AIM OF THE TASK ->
Read the entries below and pull out each line with the string "LaTeX".

SOURCE MATERIAL ->
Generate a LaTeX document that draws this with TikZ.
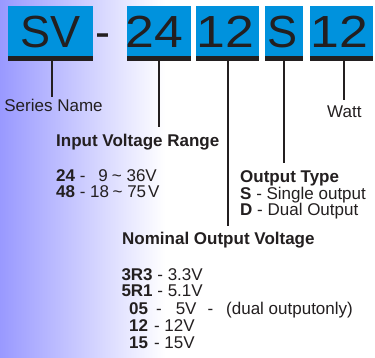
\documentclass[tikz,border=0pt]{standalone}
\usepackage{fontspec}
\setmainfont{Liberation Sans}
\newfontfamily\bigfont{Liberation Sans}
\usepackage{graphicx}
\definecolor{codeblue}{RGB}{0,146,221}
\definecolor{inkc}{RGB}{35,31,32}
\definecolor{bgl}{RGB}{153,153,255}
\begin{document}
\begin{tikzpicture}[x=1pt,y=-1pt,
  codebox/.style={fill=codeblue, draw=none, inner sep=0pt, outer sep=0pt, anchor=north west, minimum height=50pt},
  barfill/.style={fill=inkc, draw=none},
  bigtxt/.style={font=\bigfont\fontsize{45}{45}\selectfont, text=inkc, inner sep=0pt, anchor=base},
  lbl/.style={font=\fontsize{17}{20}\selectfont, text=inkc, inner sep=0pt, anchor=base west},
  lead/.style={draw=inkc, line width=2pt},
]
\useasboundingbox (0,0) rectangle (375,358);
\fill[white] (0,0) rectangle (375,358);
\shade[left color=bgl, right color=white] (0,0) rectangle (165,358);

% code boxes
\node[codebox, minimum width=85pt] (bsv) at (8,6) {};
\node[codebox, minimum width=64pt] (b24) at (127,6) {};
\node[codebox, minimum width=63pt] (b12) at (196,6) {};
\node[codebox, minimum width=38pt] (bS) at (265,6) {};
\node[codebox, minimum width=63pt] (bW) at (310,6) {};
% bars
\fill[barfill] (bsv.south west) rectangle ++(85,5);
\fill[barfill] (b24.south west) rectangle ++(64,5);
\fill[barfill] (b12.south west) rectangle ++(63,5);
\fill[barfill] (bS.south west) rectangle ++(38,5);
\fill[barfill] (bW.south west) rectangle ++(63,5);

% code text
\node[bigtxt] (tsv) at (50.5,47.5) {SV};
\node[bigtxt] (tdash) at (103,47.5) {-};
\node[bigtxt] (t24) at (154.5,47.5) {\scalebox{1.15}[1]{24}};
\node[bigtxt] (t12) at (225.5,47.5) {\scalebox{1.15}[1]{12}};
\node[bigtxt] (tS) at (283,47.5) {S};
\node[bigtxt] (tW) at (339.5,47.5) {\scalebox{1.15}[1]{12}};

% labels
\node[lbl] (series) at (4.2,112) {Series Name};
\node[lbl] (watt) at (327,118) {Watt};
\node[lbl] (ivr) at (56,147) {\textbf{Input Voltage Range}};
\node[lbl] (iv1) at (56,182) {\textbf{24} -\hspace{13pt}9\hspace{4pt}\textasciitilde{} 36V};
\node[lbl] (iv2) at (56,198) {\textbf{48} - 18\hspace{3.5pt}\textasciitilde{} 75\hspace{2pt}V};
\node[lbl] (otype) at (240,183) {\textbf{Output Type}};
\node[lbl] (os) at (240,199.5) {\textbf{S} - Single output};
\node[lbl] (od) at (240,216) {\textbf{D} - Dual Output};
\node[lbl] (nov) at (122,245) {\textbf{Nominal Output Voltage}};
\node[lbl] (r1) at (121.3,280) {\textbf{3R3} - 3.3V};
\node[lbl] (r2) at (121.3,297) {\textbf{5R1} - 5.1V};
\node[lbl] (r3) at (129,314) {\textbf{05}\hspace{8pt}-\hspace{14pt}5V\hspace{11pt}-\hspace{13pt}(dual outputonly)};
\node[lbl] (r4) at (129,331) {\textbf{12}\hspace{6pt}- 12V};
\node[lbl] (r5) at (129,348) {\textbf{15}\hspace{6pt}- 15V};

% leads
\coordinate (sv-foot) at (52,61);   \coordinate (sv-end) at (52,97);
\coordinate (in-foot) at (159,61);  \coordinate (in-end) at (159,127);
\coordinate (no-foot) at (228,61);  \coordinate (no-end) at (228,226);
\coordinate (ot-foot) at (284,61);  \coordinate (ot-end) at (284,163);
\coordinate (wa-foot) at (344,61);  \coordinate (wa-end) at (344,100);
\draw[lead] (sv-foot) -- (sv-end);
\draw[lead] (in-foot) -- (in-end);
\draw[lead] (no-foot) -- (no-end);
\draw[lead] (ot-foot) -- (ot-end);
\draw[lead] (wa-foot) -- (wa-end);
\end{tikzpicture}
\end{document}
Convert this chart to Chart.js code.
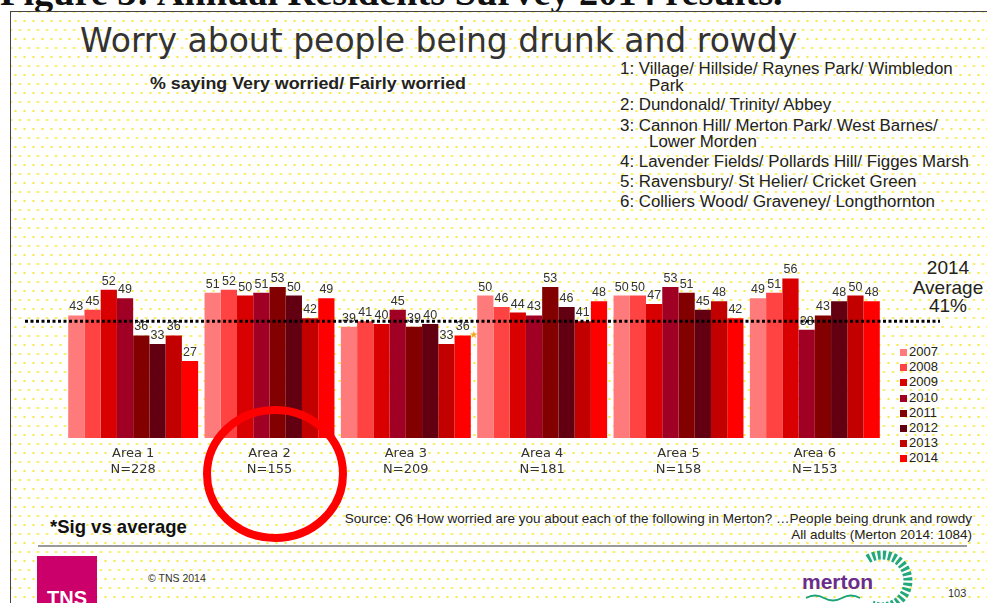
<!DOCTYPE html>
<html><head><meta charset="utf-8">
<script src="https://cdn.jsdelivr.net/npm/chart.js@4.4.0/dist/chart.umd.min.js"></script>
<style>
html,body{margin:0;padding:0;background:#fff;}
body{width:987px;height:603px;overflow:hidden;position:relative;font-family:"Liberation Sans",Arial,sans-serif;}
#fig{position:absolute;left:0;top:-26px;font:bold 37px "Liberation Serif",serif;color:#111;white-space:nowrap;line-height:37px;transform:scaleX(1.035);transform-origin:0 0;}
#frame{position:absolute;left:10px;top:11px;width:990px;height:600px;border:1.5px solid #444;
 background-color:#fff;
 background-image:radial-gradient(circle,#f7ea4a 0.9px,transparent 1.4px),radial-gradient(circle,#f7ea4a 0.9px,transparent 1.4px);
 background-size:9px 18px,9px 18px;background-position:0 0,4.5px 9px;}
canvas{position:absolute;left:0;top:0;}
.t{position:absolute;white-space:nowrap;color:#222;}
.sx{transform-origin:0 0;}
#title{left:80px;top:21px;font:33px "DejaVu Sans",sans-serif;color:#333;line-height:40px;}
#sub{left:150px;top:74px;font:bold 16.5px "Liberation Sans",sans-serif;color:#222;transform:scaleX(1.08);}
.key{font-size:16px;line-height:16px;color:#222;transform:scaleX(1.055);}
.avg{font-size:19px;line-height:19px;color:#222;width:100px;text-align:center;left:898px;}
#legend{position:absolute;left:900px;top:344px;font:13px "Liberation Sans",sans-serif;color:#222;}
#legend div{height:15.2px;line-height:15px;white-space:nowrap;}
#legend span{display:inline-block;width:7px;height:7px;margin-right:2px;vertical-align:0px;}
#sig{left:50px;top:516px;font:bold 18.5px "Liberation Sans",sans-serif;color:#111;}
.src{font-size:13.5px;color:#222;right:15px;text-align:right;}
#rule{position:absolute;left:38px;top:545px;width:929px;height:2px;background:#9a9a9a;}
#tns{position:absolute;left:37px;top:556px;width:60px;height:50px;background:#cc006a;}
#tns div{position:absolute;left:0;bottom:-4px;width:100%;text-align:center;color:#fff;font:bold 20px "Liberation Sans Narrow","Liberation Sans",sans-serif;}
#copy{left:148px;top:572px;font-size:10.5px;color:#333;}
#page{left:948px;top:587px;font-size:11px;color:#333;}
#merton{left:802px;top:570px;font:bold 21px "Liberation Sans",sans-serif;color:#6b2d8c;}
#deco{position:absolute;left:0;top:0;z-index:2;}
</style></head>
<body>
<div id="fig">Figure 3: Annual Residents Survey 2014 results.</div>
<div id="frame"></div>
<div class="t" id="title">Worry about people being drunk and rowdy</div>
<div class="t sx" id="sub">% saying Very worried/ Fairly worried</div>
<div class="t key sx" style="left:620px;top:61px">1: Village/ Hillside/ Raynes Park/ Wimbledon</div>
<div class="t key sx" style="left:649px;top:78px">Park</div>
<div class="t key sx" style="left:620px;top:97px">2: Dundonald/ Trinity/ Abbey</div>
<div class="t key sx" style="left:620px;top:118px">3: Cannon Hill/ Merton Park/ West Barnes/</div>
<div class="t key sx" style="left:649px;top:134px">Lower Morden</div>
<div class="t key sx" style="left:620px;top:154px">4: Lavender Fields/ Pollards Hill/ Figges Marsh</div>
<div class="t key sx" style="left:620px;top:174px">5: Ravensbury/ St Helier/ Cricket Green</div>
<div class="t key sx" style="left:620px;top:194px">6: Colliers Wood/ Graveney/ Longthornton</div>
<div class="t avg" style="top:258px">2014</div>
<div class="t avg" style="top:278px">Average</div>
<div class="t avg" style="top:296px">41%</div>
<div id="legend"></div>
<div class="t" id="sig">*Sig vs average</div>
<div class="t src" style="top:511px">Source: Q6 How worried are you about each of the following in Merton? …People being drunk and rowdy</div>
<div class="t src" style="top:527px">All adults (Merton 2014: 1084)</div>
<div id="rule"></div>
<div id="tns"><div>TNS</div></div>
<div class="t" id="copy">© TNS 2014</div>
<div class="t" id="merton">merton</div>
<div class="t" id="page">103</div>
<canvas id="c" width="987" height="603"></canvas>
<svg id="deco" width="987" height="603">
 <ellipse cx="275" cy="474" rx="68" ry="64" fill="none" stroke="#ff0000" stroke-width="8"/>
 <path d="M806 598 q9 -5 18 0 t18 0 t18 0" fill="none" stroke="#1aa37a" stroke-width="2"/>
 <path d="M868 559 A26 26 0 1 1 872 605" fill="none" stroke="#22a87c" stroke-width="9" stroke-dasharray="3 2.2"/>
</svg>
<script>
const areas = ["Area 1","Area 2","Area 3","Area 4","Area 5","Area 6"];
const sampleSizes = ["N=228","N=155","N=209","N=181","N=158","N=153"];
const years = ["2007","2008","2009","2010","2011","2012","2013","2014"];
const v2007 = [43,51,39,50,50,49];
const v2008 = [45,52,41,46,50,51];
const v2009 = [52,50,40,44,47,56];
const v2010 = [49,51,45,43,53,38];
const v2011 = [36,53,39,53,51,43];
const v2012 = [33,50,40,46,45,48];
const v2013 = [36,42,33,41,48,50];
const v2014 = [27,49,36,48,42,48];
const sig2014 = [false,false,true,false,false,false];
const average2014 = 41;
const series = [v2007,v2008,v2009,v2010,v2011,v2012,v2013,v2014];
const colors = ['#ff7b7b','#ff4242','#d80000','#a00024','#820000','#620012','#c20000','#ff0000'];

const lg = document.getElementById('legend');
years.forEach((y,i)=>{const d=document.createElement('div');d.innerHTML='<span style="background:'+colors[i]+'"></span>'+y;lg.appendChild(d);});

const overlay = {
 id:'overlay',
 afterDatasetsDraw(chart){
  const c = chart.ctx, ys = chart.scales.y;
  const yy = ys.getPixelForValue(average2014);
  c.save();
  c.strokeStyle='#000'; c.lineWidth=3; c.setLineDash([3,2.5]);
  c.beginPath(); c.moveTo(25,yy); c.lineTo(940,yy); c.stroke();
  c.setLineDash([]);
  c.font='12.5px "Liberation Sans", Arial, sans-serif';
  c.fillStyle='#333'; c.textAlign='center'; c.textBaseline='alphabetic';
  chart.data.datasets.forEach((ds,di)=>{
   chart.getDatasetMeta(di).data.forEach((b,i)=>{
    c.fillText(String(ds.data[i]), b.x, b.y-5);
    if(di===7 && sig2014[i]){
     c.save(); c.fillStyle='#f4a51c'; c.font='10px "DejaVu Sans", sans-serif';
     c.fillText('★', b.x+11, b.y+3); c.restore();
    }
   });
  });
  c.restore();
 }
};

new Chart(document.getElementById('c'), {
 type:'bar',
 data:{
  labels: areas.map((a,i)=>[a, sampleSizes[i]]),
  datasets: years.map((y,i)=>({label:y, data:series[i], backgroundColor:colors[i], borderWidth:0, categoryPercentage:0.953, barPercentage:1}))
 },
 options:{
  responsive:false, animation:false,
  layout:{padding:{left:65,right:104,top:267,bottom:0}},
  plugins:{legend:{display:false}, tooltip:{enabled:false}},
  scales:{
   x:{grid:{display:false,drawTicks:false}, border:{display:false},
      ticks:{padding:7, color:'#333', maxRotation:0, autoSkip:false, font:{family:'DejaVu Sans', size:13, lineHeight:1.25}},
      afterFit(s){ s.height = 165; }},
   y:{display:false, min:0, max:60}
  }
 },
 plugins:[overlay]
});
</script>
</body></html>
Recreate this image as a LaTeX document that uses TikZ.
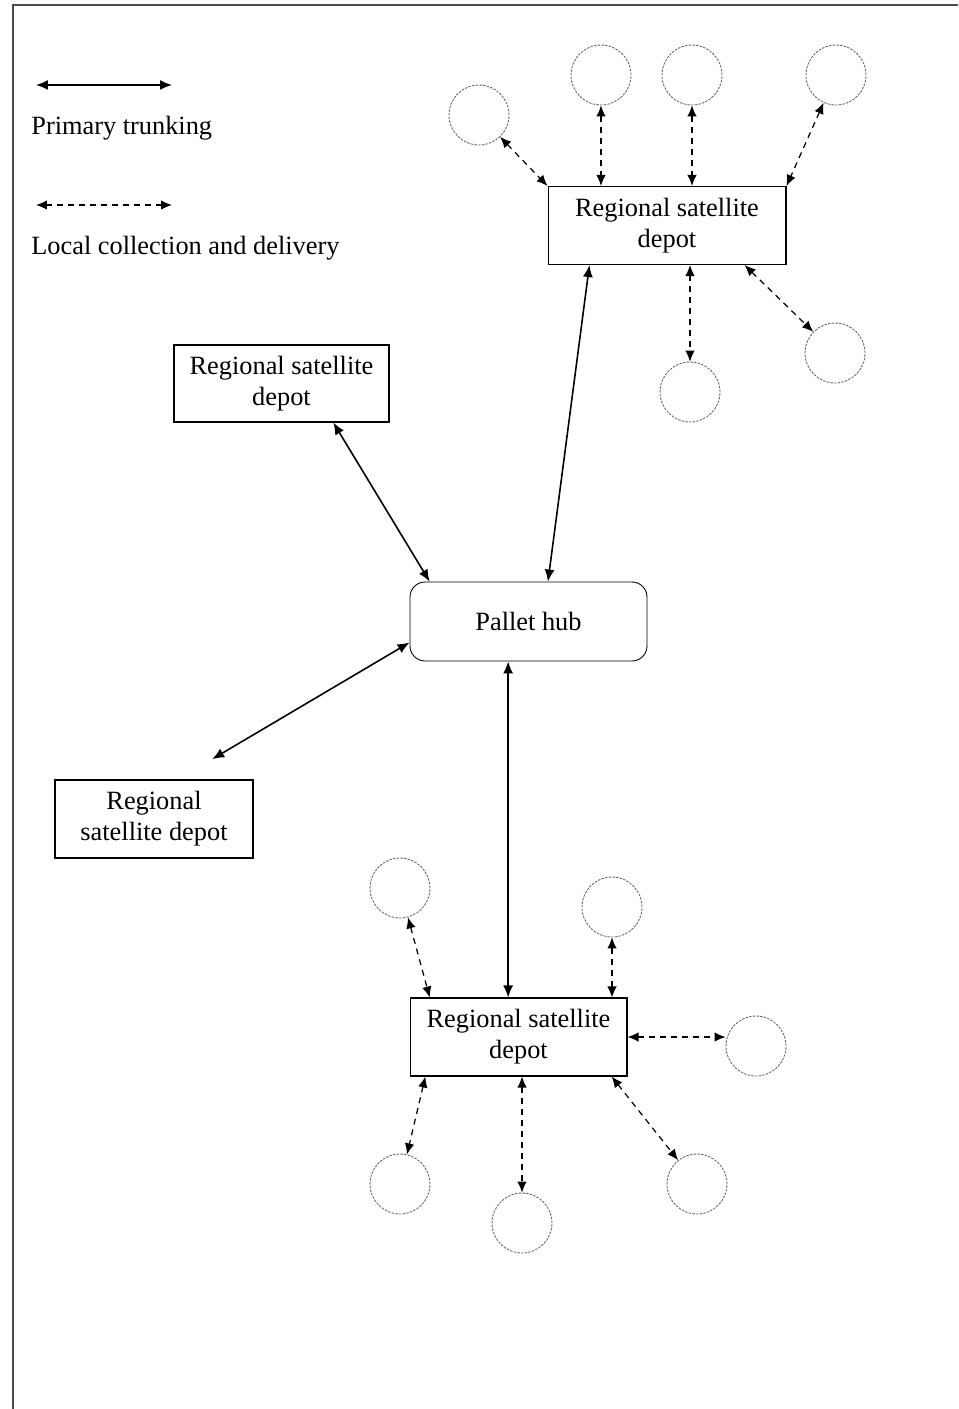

EXERCISE ANSWER ->
Generate a LaTeX document that draws this with TikZ.
Recreate this image as a LaTeX document that uses TikZ.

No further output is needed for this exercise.